There are massive problems for our universities - financial, educational, many problems which automatically beyond the reach of most Canadians. And, there's a goo of snobbery in almost all of them which makes any change unthinkable. One of the gooiest is McGill where I was once invited to speak to a class - of over 500!
What a waste of time for everybody! For openers, a class of that size makes it almost impossible to give anything but a true and false exam. And even if grad students are paid to mark, they have virtually no training in how to do it. (But then, neither do the professors.)

It's a mess, a big mess, and judgement day is getting very close.

There's an intriguing story on B5 about a New York court which found the Palestinian government guilty of damages suffered by Americans in the Israel-Palestine conflict. And it ordered Palestine to pay $318 compensation.

Interesting.
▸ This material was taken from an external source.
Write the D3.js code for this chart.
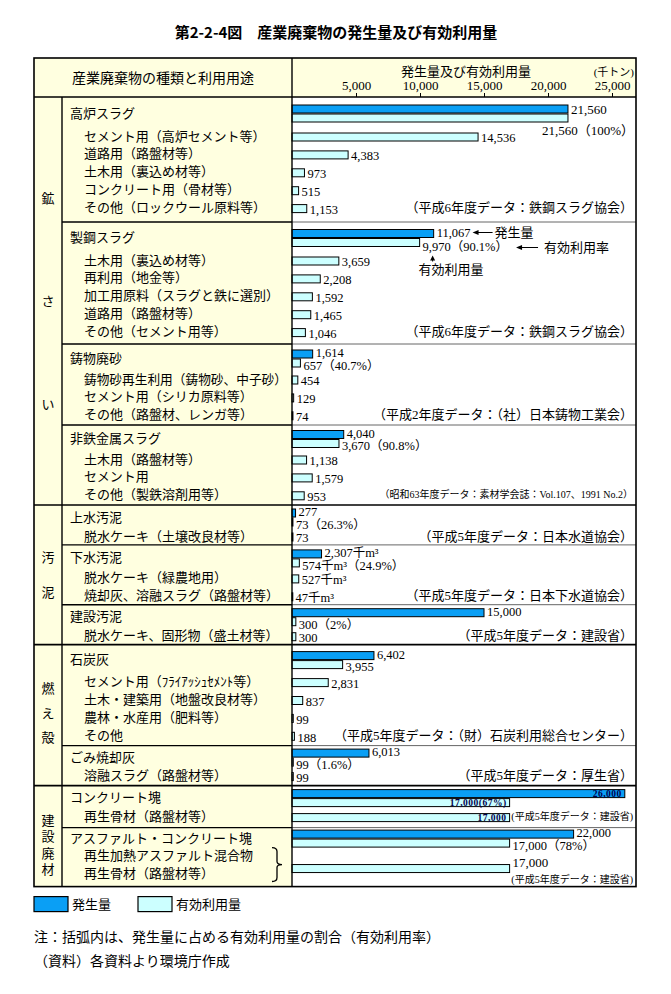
<!DOCTYPE html>
<html lang="ja">
<head>
<meta charset="utf-8">
<script src="https://cdn.jsdelivr.net/npm/d3@7/dist/d3.min.js"></script>
<style>
  body { margin: 0; background: #fff; }
  svg text { font-family: "Liberation Serif", "Noto Sans CJK JP", serif; fill: #000; }
  svg text.title { font-family: "Noto Sans CJK JP", sans-serif; font-weight: bold; }
</style>
</head>
<body>
<div id="main"></div>
<script>
// data (千トン)
const categories = ["鉱さい", "汚泥", "燃え殻", "建設廃材"];
const categorySize = [4, 3, 2, 2];
const sections = ["高炉スラグ", "製鋼スラグ", "鋳物廃砂", "非鉄金属スラグ", "上水汚泥", "下水汚泥",
  "建設汚泥", "石炭灰", "ごみ焼却灰", "コンクリート塊", "アスファルト・コンクリート塊"];
const generated = [21560, 11067, 1614, 4040, 277, 2307, 15000, 6402, 6013, 26000, 22000];
const utilized = [21560, 9970, 657, 3670, 73, 574, 300, 3955, 99, 17000, 17000];
const rates = ["100%", "90.1%", "40.7%", "90.8%", "26.3%", "24.9%", "2%", "", "1.6%", "67%", "78%"];
const units = ["", "", "", "", "", "千m³", "", "", "", "", ""];
const useLabels = [
  ["セメント用（高炉セメント等）", "道路用（路盤材等）", "土木用（裏込め材等）", "コンクリート用（骨材等）", "その他（ロックウール原料等）"],
  ["土木用（裏込め材等）", "再利用（地金等）", "加工用原料（スラグと鉄に選別）", "道路用（路盤材等）", "その他（セメント用等）"],
  ["鋳物砂再生利用（鋳物砂、中子砂）", "セメント用（シリカ原料等）", "その他（路盤材、レンガ等）"],
  ["土木用（路盤材等）", "セメント用", "その他（製鉄溶剤用等）"],
  ["脱水ケーキ（土壌改良材等）"],
  ["脱水ケーキ（緑農地用）", "焼却灰、溶融スラグ（路盤材等）"],
  ["脱水ケーキ、固形物（盛土材等）"],
  ["セメント用（ﾌﾗｲｱｯｼｭｾﾒﾝﾄ等）", "土木・建築用（地盤改良材等）", "農林・水産用（肥料等）", "その他"],
  ["溶融スラグ（路盤材等）"],
  ["再生骨材（路盤材等）"],
  ["再生加熱アスファルト混合物", "再生骨材（路盤材等）"]
];
const useValues = [
  [14536, 4383, 973, 515, 1153],
  [3659, 2208, 1592, 1465, 1046],
  [454, 129, 74],
  [1138, 1579, 953],
  [73],
  [527, 47],
  [300],
  [2831, 837, 99, 188],
  [99],
  [17000],
  [17000]
];
const sources = [
  "（平成6年度データ：鉄鋼スラグ協会）",
  "（平成6年度データ：鉄鋼スラグ協会）",
  "（平成2年度データ：（社）日本鋳物工業会）",
  "（昭和63年度データ：素材学会誌：Vol.107、1991 No.2）",
  "（平成5年度データ：日本水道協会）",
  "（平成5年度データ：日本下水道協会）",
  "（平成5年度データ：建設省）",
  "（平成5年度データ：（財）石炭利用総合センター）",
  "（平成5年度データ：厚生省）",
  "(平成5年度データ：建設省)",
  "(平成5年度データ：建設省)"
];
const ticks = [5000, 10000, 15000, 20000, 25000];
const legendLabels = ["発生量", "有効利用量"];

// layout
const w = 671, h = 994;
const left = 34, right = 636, catRight = 62, labelRight = 292;
const tableTop = 58, headBottom = 97;
const rowH = 17.9;
const headH = [30, 29, 26, 25, 22, 24, 22, 28, 21, 22, 19];
const tailH = [5.5, 3.5, 1.3, 1.3, 0, 0, 0, 1.4, 1.1, 2.1, 4.2];
const labelMode = ["below", "arrows", "", "", "", "", "", "", "", "inside", ""];
const sourceSize = [13, 13, 13, 10, 13, 13, 13, 13, 13, 10, 10];
const catStep = [103, 35, 24.5, 16.5];
const catShift = [0, 0, -2, 9];
const blue = "#0a9ff5", pale = "#ccffff", cream = "#ffffe0";

const svg = d3.select("#main").append("svg")
  .attr("width", w)
  .attr("height", h);

const x = d3.scaleLinear().domain([0, 25000]).range([labelRight, 612]);
const fmt = d3.format(",");

const tops = [];
let cursor = headBottom;
sections.forEach((s, i) => {
  tops.push(cursor);
  cursor += headH[i] + useLabels[i].length * rowH + tailH[i];
});
const bottom = cursor;
const barTop = i => tops[i] + headH[i] / 2 - 7;
const rowY = (i, j) => tops[i] + headH[i] + 9 + j * rowH;

// backgrounds
svg.append("rect")
  .attr("x", left).attr("y", tableTop)
  .attr("width", right - left).attr("height", headBottom - tableTop)
  .attr("fill", cream);
svg.append("rect")
  .attr("x", left).attr("y", headBottom)
  .attr("width", labelRight - left).attr("height", bottom - headBottom)
  .attr("fill", cream);

// title + header
svg.append("text")
  .attr("class", "title")
  .attr("x", 336).attr("y", 33).attr("dy", "0.35em")
  .attr("text-anchor", "middle")
  .attr("font-size", 15)
  .text("第2-2-4図　産業廃棄物の発生量及び有効利用量");

svg.append("text")
  .attr("x", (left + labelRight) / 2).attr("y", 78).attr("dy", "0.35em")
  .attr("text-anchor", "middle")
  .attr("font-size", 14)
  .text("産業廃棄物の種類と利用用途");

svg.append("text")
  .attr("x", 466).attr("y", 71).attr("dy", "0.35em")
  .attr("text-anchor", "middle")
  .attr("font-size", 13)
  .text("発生量及び有効利用量");

svg.append("text")
  .attr("x", 634).attr("y", 72).attr("dy", "0.35em")
  .attr("text-anchor", "end")
  .attr("font-size", 11)
  .text("(千トン)");

const axis = d3.axisTop(x)
  .tickValues(ticks)
  .tickSize(4)
  .tickPadding(3)
  .tickFormat(fmt);

const gAxis = svg.append("g")
  .attr("transform", "translate(0," + headBottom + ")")
  .call(axis);
gAxis.select(".domain").remove();
gAxis.attr("font-size", 13);
gAxis.selectAll("line").attr("stroke", "#000");

// helpers
function label(xp, yp, txt, size, anchor) {
  return svg.append("text")
    .attr("x", xp).attr("y", yp).attr("dy", "0.35em")
    .attr("text-anchor", anchor || "start")
    .attr("font-size", size || 13)
    .text(txt);
}
function bar(v, yTop, fill) {
  svg.append("rect")
    .attr("x", x(0)).attr("y", yTop)
    .attr("width", Math.max(x(v) - x(0), 0.8))
    .attr("height", 8)
    .attr("fill", fill)
    .attr("stroke", "#000")
    .attr("stroke-width", 1);
}
function endOf(t) {
  return +t.attr("x") + t.node().getComputedTextLength();
}
function arrowLeft(x1, x2, yp) {
  svg.append("line")
    .attr("x1", x1 + 4).attr("x2", x2).attr("y1", yp).attr("y2", yp)
    .attr("stroke", "#000").attr("stroke-width", 1);
  svg.append("path")
    .attr("d", `M${x1},${yp}L${x1 + 6},${yp - 2.5}L${x1 + 6},${yp + 2.5}Z`)
    .attr("fill", "#000");
}
function arrowUp(xp, y1, y2) {
  svg.append("line")
    .attr("x1", xp).attr("x2", xp).attr("y1", y1 + 4).attr("y2", y2)
    .attr("stroke", "#000").attr("stroke-width", 1);
  svg.append("path")
    .attr("d", `M${xp},${y1}L${xp - 2.5},${y1 + 5}L${xp + 2.5},${y1 + 5}Z`)
    .attr("fill", "#000");
}
function inside(v, yc, txt) {
  svg.append("text")
    .attr("x", x(v) - 3).attr("y", yc).attr("dy", "0.35em")
    .attr("text-anchor", "end")
    .attr("font-size", 9.5)
    .attr("font-weight", "bold")
    .style("fill", "#00004d")
    .style("letter-spacing", "0.5px")
    .text(txt);
}

// sections
sections.forEach((name, i) => {
  const b = barTop(i);
  const mode = labelMode[i];
  const unit = units[i];
  const genTxt = fmt(generated[i]) + unit;
  const utilTxt = fmt(utilized[i]) + unit + (rates[i] ? "（" + rates[i] + "）" : "");

  label(70, tops[i] + headH[i] / 2 + 1, name);

  bar(generated[i], b, blue);
  bar(utilized[i], b + 9, pale);

  if (mode === "inside") {
    inside(generated[i], b + 4, genTxt);
    inside(utilized[i], b + 13, utilTxt.replace("（", "(").replace("）", ")"));
  } else if (mode === "below") {
    label(x(generated[i]) + 3, b + 4, genTxt);
    label(634, b + 25, utilTxt, 13, "end");
  } else if (mode === "arrows") {
    const g = label(x(generated[i]) + 3, b + 3, genTxt, 12.5);
    const ge = endOf(g);
    arrowLeft(ge + 2, ge + 22, b + 3);
    label(ge + 24, b + 3, "発生量");
    const ux = x(utilized[i]) + 3;
    const u = label(ux, b + 17.5, utilTxt, 12.5);
    const ue = endOf(u);
    arrowLeft(ue + 8, ue + 30, b + 18);
    label(ue + 36, b + 18, "有効利用率");
    arrowUp(ux + 10, b + 26, b + 32);
    label(ux - 4, b + 40, "有効利用量");
  } else {
    label(x(generated[i]) + 3, b + 3, genTxt, 12.5);
    label(x(utilized[i]) + 3, b + 15.5, utilTxt, 12.5);
  }

  // usage rows
  const labels = useLabels[i];
  labels.forEach((u, j) => {
    const t = label(84, rowY(i, j), u);
    if (t.node().getComputedTextLength() > 203) {
      t.attr("textLength", 203).attr("lengthAdjust", "spacingAndGlyphs");
    }
  });

  const vals = useValues[i];
  if (vals.length < labels.length) {
    // one value shared by the bracketed rows
    const r0 = rowY(i, 0), r1 = rowY(i, labels.length - 1);
    const yc = (r0 + r1) / 2 + 4;
    bar(vals[0], yc - 4, pale);
    label(x(vals[0]) + 3, yc - 6, fmt(vals[0]));
    label(633, yc + 11, sources[i], sourceSize[i], "end");
    const bx = 272, bw = 5, y0 = r0 - 8, y1 = r1 + 8, ym = (y0 + y1) / 2;
    svg.append("path")
      .attr("d", `M${bx},${y0}Q${bx + bw},${y0} ${bx + bw},${y0 + 4}L${bx + bw},${ym - 3}` +
        `Q${bx + bw},${ym} ${bx + 2 * bw},${ym}Q${bx + bw},${ym} ${bx + bw},${ym + 3}` +
        `L${bx + bw},${y1 - 4}Q${bx + bw},${y1} ${bx},${y1}`)
      .attr("fill", "none")
      .attr("stroke", "#000")
      .attr("stroke-width", 1.3);
  } else {
    vals.forEach((v, j) => {
      const yc = rowY(i, j) + 1;
      bar(v, yc - 4, pale);
      if (mode === "inside") inside(v, yc, fmt(v));
      else label(x(v) + 3, yc + 1, fmt(v) + unit, 12.5);
    });
    label(633, rowY(i, labels.length - 1), sources[i], sourceSize[i], "end");
  }
});

// grid lines
const groupStarts = [];
let k = 0;
categorySize.forEach(n => { groupStarts.push(k); k += n; });

tops.forEach((t, i) => {
  if (i === 0) return;
  if (groupStarts.includes(i)) {
    svg.append("line")
      .attr("x1", left).attr("x2", right).attr("y1", t).attr("y2", t)
      .attr("stroke", "#000").attr("stroke-width", 1.6);
  } else {
    svg.append("line")
      .attr("x1", catRight).attr("x2", labelRight).attr("y1", t).attr("y2", t)
      .attr("stroke", "#000").attr("stroke-width", 1.4);
    svg.append("line")
      .attr("x1", labelRight).attr("x2", right).attr("y1", t).attr("y2", t)
      .attr("stroke", "#666").attr("stroke-width", 1);
  }
});

svg.append("line")
  .attr("x1", left).attr("x2", right).attr("y1", headBottom).attr("y2", headBottom)
  .attr("stroke", "#000").attr("stroke-width", 1.6);
svg.append("line")
  .attr("x1", catRight).attr("x2", catRight).attr("y1", headBottom).attr("y2", bottom)
  .attr("stroke", "#000").attr("stroke-width", 1.4);
svg.append("line")
  .attr("x1", labelRight).attr("x2", labelRight).attr("y1", tableTop).attr("y2", bottom)
  .attr("stroke", "#000").attr("stroke-width", 1.4);
svg.append("rect")
  .attr("x", left).attr("y", tableTop)
  .attr("width", right - left).attr("height", bottom - tableTop)
  .attr("fill", "none")
  .attr("stroke", "#000")
  .attr("stroke-width", 1.6);

// category column, written top to bottom
categories.forEach((c, i) => {
  const s = groupStarts[i];
  const e = s + categorySize[i];
  const y0 = tops[s];
  const y1 = e < tops.length ? tops[e] : bottom;
  const mid = (y0 + y1) / 2 + catShift[i];
  const chars = Array.from(c);
  chars.forEach((ch, j) => {
    label((left + catRight) / 2, mid + (j - (chars.length - 1) / 2) * catStep[i], ch, 13, "middle");
  });
});

// legend
const legendFill = [blue, pale];
const legendX = [34, 138];
legendLabels.forEach((l, i) => {
  svg.append("rect")
    .attr("x", legendX[i]).attr("y", bottom + 10)
    .attr("width", 34).attr("height", 15)
    .attr("fill", legendFill[i])
    .attr("stroke", "#000")
    .attr("stroke-width", 1.2);
  label(legendX[i] + 38, bottom + 18, l, 13);
});

label(34, 937, "注：括弧内は、発生量に占める有効利用量の割合（有効利用率）", 14);
label(34, 961, "（資料）各資料より環境庁作成", 14);
</script>
</body>
</html>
I didn't know a civil court could to that, And if the Palestinian government did encourage terrorism, then it was a war crime - and shouldn't that more appropriately go to the international court? But it does open fascinating possibilities.

Could victims of the Iraq war have the right to sue the US for over a million lives lost and massive destruction going through, say, a Syrian court? Could Vietnam sue through a Chinese court? And would the US accept the decision?

And perhaps this will inspire the US government to lay charges against Israel for its murder of 47 American sailors and the wounding of 171 on board the USS Liberty when it was in international waters, and with no possibility that Israel didn't know who it was killing. No American president has ever said a word about it.
Oh, and there's another missing story. A commission sent by The Netherlands to study the border area between Ukraine and Russia said it found no evidence of any military activity in that area. There must be a mistake. Our news media are telling us that the Russians are sending heavy military equipment and troops through there every day. And I'm sure our news media would never lie to us.

And where is the official report on who and what shot down a civilian airliner in eastern Ukraine?